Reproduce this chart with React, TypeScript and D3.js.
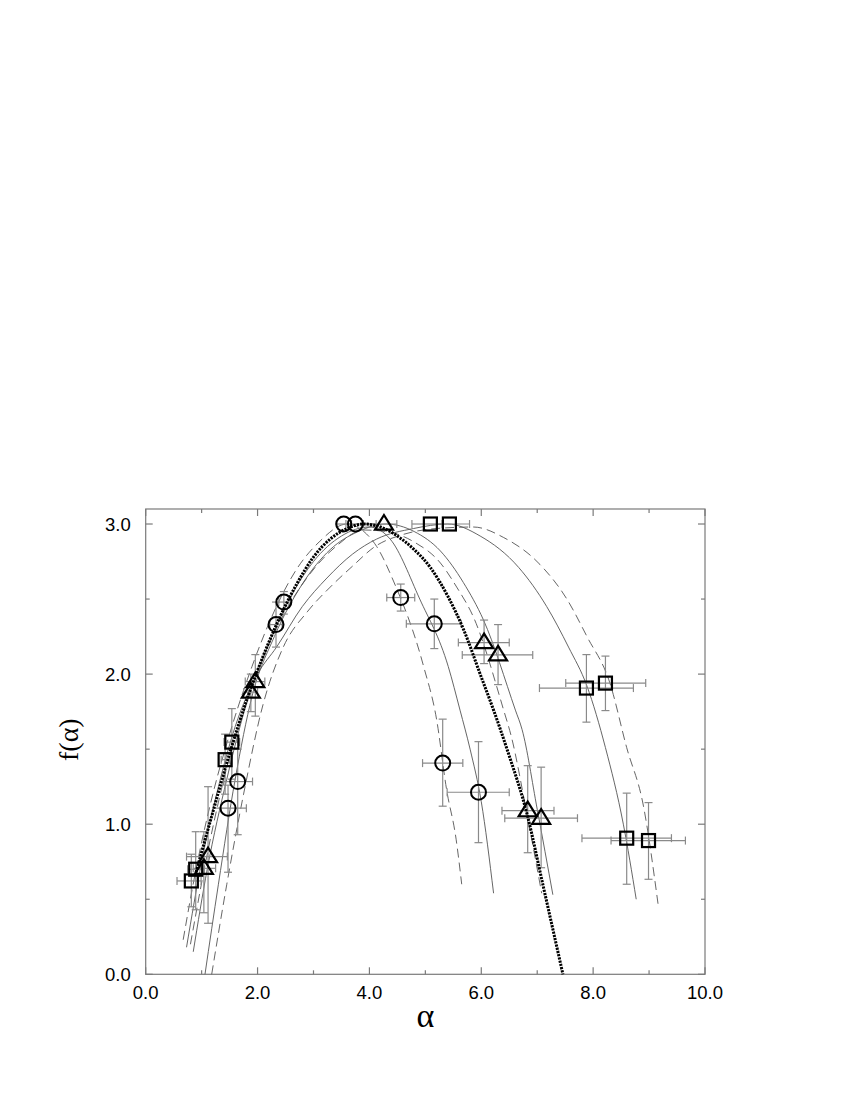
import React from "react";
import * as d3 from "d3";

type Pt = [number, number];
// [alpha, f, xLo, xHi, yLo, yHi]
type Obs = [number, number, number, number, number, number];

const xTicks = [0, 2, 4, 6, 8, 10];
const yTicks = [0, 1, 2, 3];

const circleSolid: Pt[] = [
  [0.85, 0.15], [1.1, 0.7], [1.45, 1.3], [1.8, 1.8], [2.2, 2.2], [2.6, 2.52],
  [3.0, 2.75], [3.5, 2.92], [4.0, 2.98], [4.37, 2.9], [4.9, 2.5], [5.41, 2.05],
  [5.62, 1.76], [5.8, 1.5], [6.0, 1.15], [6.22, 0.54],
];
const circleDashed: Pt[] = [
  [0.67, 0.23], [0.9, 0.7], [1.2, 1.2], [1.5, 1.6], [1.9, 2.05], [2.3, 2.42],
  [2.7, 2.7], [3.1, 2.88], [3.6, 3.0], [3.9, 2.95], [4.13, 2.85], [4.43, 2.62],
  [4.97, 2.05], [5.2, 1.7], [5.38, 1.23], [5.55, 0.9], [5.65, 0.6],
];
const triangleSolid: Pt[] = [
  [1.06, 0.0], [1.3, 0.6], [1.6, 1.3], [1.9, 1.85], [2.3, 2.25], [2.8, 2.6],
  [3.3, 2.83], [3.8, 2.95], [4.3, 3.0], [4.8, 2.95], [5.27, 2.82], [5.68, 2.61],
  [6.04, 2.36], [6.61, 1.76], [6.73, 1.63], [7.0, 1.1], [7.28, 0.53],
];
const triangleDashed: Pt[] = [
  [0.8, 0.2], [1.1, 0.8], [1.5, 1.45], [1.9, 1.92], [2.4, 2.35], [2.9, 2.65],
  [3.4, 2.85], [3.9, 2.96], [4.3, 2.95], [4.8, 2.88], [5.27, 2.74], [5.56, 2.58],
  [5.86, 2.38], [6.4, 1.76], [6.54, 1.58], [6.8, 1.1], [7.08, 0.54],
];
const squareSolid: Pt[] = [
  [0.73, 0.18], [1.0, 0.75], [1.3, 1.25], [1.6, 1.65], [2.0, 2.0], [2.34, 2.18],
  [2.8, 2.45], [3.24, 2.64], [3.7, 2.8], [4.13, 2.9], [4.79, 2.97], [5.4, 3.0],
  [5.98, 2.92], [6.67, 2.71], [7.17, 2.45], [7.56, 2.18], [7.89, 1.92],
  [8.22, 1.51], [8.54, 1.0], [8.77, 0.5],
];
const squareDashed: Pt[] = [
  [1.18, 0.0], [1.45, 0.6], [1.75, 1.2], [2.1, 1.8], [2.46, 2.18], [2.9, 2.42],
  [3.3, 2.58], [3.7, 2.72], [4.1, 2.85], [4.6, 2.93], [5.2, 2.97], [5.86, 2.98],
  [6.4, 2.91], [7.05, 2.73], [7.53, 2.5], [7.89, 2.25], [8.3, 1.94],
  [8.6, 1.51], [8.9, 1.12], [9.16, 0.47],
];
const dottedFit: Pt[] = [
  [0.9, 0.68], [1.2, 1.08], [1.5, 1.47], [1.8, 1.82], [2.1, 2.12], [2.4, 2.38],
  [2.7, 2.6], [3.0, 2.78], [3.3, 2.9], [3.6, 2.97], [3.9, 3.0], [4.2, 2.98],
  [4.5, 2.92], [4.8, 2.83], [5.09, 2.71], [5.4, 2.52], [5.68, 2.3], [6.0, 1.98],
  [6.22, 1.76], [6.46, 1.5], [6.83, 1.05], [7.1, 0.6], [7.46, 0.0],
];

const circles: Obs[] = [
  [3.54, 3.0, 3.42, 3.68, 3.0, 3.0],
  [3.75, 3.0, 3.58, 4.12, 3.0, 3.0],
  [2.33, 2.33, 2.22, 2.44, 2.18, 2.48],
  [2.47, 2.48, 2.38, 2.56, 2.4, 2.55],
  [4.56, 2.51, 4.31, 4.81, 2.42, 2.6],
  [5.16, 2.335, 4.66, 5.64, 2.17, 2.5],
  [5.31, 1.407, 4.95, 5.67, 1.12, 1.7],
  [5.95, 1.213, 5.39, 6.5, 0.877, 1.55],
  [1.645, 1.284, 1.39, 1.91, 0.93, 1.5],
  [1.472, 1.107, 1.21, 1.8, 0.68, 1.26],
];
const triangles: Obs[] = [
  [4.26, 3.0, 3.89, 4.49, 3.0, 3.0],
  [6.05, 2.21, 5.59, 6.5, 2.07, 2.36],
  [6.3, 2.128, 5.66, 6.92, 1.93, 2.33],
  [6.83, 1.09, 6.37, 7.3, 0.81, 1.39],
  [7.07, 1.04, 6.42, 7.72, 0.71, 1.38],
  [1.96, 1.95, 1.78, 2.13, 1.72, 2.13],
  [1.88, 1.88, 1.75, 2.0, 1.75, 2.0],
  [1.115, 0.784, 0.73, 1.46, 0.34, 1.25],
  [1.04, 0.706, 0.85, 1.25, 0.41, 0.95],
];
const squares: Obs[] = [
  [5.09, 3.0, 4.76, 5.3, 3.0, 3.0],
  [5.43, 3.0, 5.2, 5.79, 3.0, 3.0],
  [1.54, 1.547, 1.4, 1.68, 1.3, 1.77],
  [1.42, 1.43, 1.35, 1.5, 1.2, 1.6],
  [0.894, 0.7, 0.75, 1.05, 0.43, 0.95],
  [0.816, 0.622, 0.56, 0.99, 0.45, 0.8],
  [7.88, 1.907, 7.04, 8.72, 1.68, 2.13],
  [8.22, 1.94, 7.51, 8.94, 1.757, 2.12],
  [8.6, 0.907, 7.8, 9.4, 0.6, 1.207],
  [8.99, 0.891, 8.32, 9.65, 0.633, 1.144],
];

export default function App() {
  const width = 850;
  const height = 1100;
  const left = 145.7;
  const right = 705;
  const top = 509;
  const bottom = 974.3;

  const x = d3.scaleLinear().domain([0, 10]).range([left, right]);
  const y = d3.scaleLinear().domain([0, 3.1]).range([bottom, top]);
  const line = d3
    .line<Pt>()
    .x((d) => x(d[0]))
    .y((d) => y(d[1]))
    .curve(d3.curveMonotoneX);

  const thin = "#555";
  const axisColor = "#7a7a7a";
  const barColor = "#8a8a8a";
  const cap = 4;

  const curves: [Pt[], boolean][] = [
    [circleSolid, false],
    [circleDashed, true],
    [triangleSolid, false],
    [triangleDashed, true],
    [squareSolid, false],
    [squareDashed, true],
  ];

  const errorBars = (data: Obs[], key: string) =>
    data.map((d, i) => {
      const cx = x(d[0]);
      const cy = y(d[1]);
      const x0 = x(d[2]);
      const x1 = x(d[3]);
      const y0 = y(d[4]);
      const y1 = y(d[5]);
      return (
        <g key={`${key}-${i}`} stroke={barColor} strokeWidth={1.2}>
          {x1 - x0 > 0.5 && (
            <>
              <line x1={x0} y1={cy} x2={x1} y2={cy} />
              <line x1={x0} y1={cy - cap} x2={x0} y2={cy + cap} />
              <line x1={x1} y1={cy - cap} x2={x1} y2={cy + cap} />
            </>
          )}
          {y0 - y1 > 0.5 && (
            <>
              <line x1={cx} y1={y0} x2={cx} y2={y1} />
              <line x1={cx - cap} y1={y0} x2={cx + cap} y2={y0} />
              <line x1={cx - cap} y1={y1} x2={cx + cap} y2={y1} />
            </>
          )}
        </g>
      );
    });

  const xMinor = d3.range(0, 10.01, 1);
  const yMinor = d3.range(0, 3.01, 0.5);

  return (
    <svg width={width} height={height} style={{ position: "absolute", left: 0, top: 0 }}>
      <rect width={width} height={height} fill="white" />

      {/* frame */}
      <rect
        x={left}
        y={top}
        width={right - left}
        height={bottom - top}
        fill="none"
        stroke={axisColor}
        strokeWidth={1.2}
      />

      {/* ticks, mirrored on top and right */}
      {xMinor.map((t) => {
        const len = t % 2 === 0 ? 7 : 4;
        return (
          <g key={`xt-${t}`} stroke={axisColor} strokeWidth={1.2}>
            <line x1={x(t)} y1={bottom} x2={x(t)} y2={bottom - len} />
            <line x1={x(t)} y1={top} x2={x(t)} y2={top + len} />
          </g>
        );
      })}
      {yMinor.map((t) => {
        const len = t % 1 === 0 ? 7 : 4;
        return (
          <g key={`yt-${t}`} stroke={axisColor} strokeWidth={1.2}>
            <line x1={left} y1={y(t)} x2={left + len} y2={y(t)} />
            <line x1={right} y1={y(t)} x2={right - len} y2={y(t)} />
          </g>
        );
      })}

      {/* tick labels */}
      {xTicks.map((t) => (
        <text
          key={`xl-${t}`}
          x={x(t)}
          y={bottom + 25}
          textAnchor="middle"
          fontFamily="Liberation Sans, Arial, sans-serif"
          fontSize={18.5}
        >
          {t.toFixed(1)}
        </text>
      ))}
      {yTicks.map((t) => (
        <text
          key={`yl-${t}`}
          x={left - 15}
          y={y(t) + 6.5}
          textAnchor="end"
          fontFamily="Liberation Sans, Arial, sans-serif"
          fontSize={18.5}
        >
          {t.toFixed(1)}
        </text>
      ))}

      {/* axis titles */}
      <text
        x={(left + right) / 2}
        y={1027}
        textAnchor="middle"
        fontFamily="Liberation Serif, Times New Roman, serif"
        fontSize={34}
      >
        α
      </text>
      <text
        transform={`translate(78, ${(top + bottom) / 2 - 2}) rotate(-90)`}
        textAnchor="middle"
        fontFamily="Liberation Serif, Times New Roman, serif"
        fontSize={28}
      >
        f(α)
      </text>

      {/* thin curves */}
      {curves.map(([pts, dashed], i) => (
        <path
          key={`c-${i}`}
          d={line(pts) ?? ""}
          fill="none"
          stroke={thin}
          strokeWidth={0.9}
          strokeDasharray={dashed ? "9,5" : undefined}
        />
      ))}

      {/* error bars */}
      {errorBars(circles, "ec")}
      {errorBars(triangles, "et")}
      {errorBars(squares, "es")}

      {/* thick dotted fit */}
      <path
        d={line(dottedFit) ?? ""}
        fill="none"
        stroke="black"
        strokeWidth={3}
        strokeDasharray="2.2,1.1"
      />

      {/* markers */}
      {circles.map((d, i) => (
        <circle
          key={`m-c-${i}`}
          cx={x(d[0])}
          cy={y(d[1])}
          r={7.5}
          fill="none"
          stroke="black"
          strokeWidth={2}
        />
      ))}
      {triangles.map((d, i) => {
        const s = 9;
        const cx = x(d[0]);
        const cy = y(d[1]);
        return (
          <path
            key={`m-t-${i}`}
            d={`M${cx},${cy - s} L${cx + s},${cy + s * 0.62} L${cx - s},${cy + s * 0.62} Z`}
            fill="none"
            stroke="black"
            strokeWidth={2.2}
            strokeLinejoin="miter"
          />
        );
      })}
      {squares.map((d, i) => (
        <rect
          key={`m-s-${i}`}
          x={x(d[0]) - 6.5}
          y={y(d[1]) - 6.5}
          width={13}
          height={13}
          fill="none"
          stroke="black"
          strokeWidth={2.2}
        />
      ))}
    </svg>
  );
}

### Do this
Leave out any pictures and return exactly the lines from the beginning of the data through the line with "const yTicks = [0, 1, 2, 3];", inclusive.

### Exercise result
Reproduce this chart with React, TypeScript and D3.js.
import React from "react";
import * as d3 from "d3";

type Pt = [number, number];
// [alpha, f, xLo, xHi, yLo, yHi]
type Obs = [number, number, number, number, number, number];

const xTicks = [0, 2, 4, 6, 8, 10];
const yTicks = [0, 1, 2, 3];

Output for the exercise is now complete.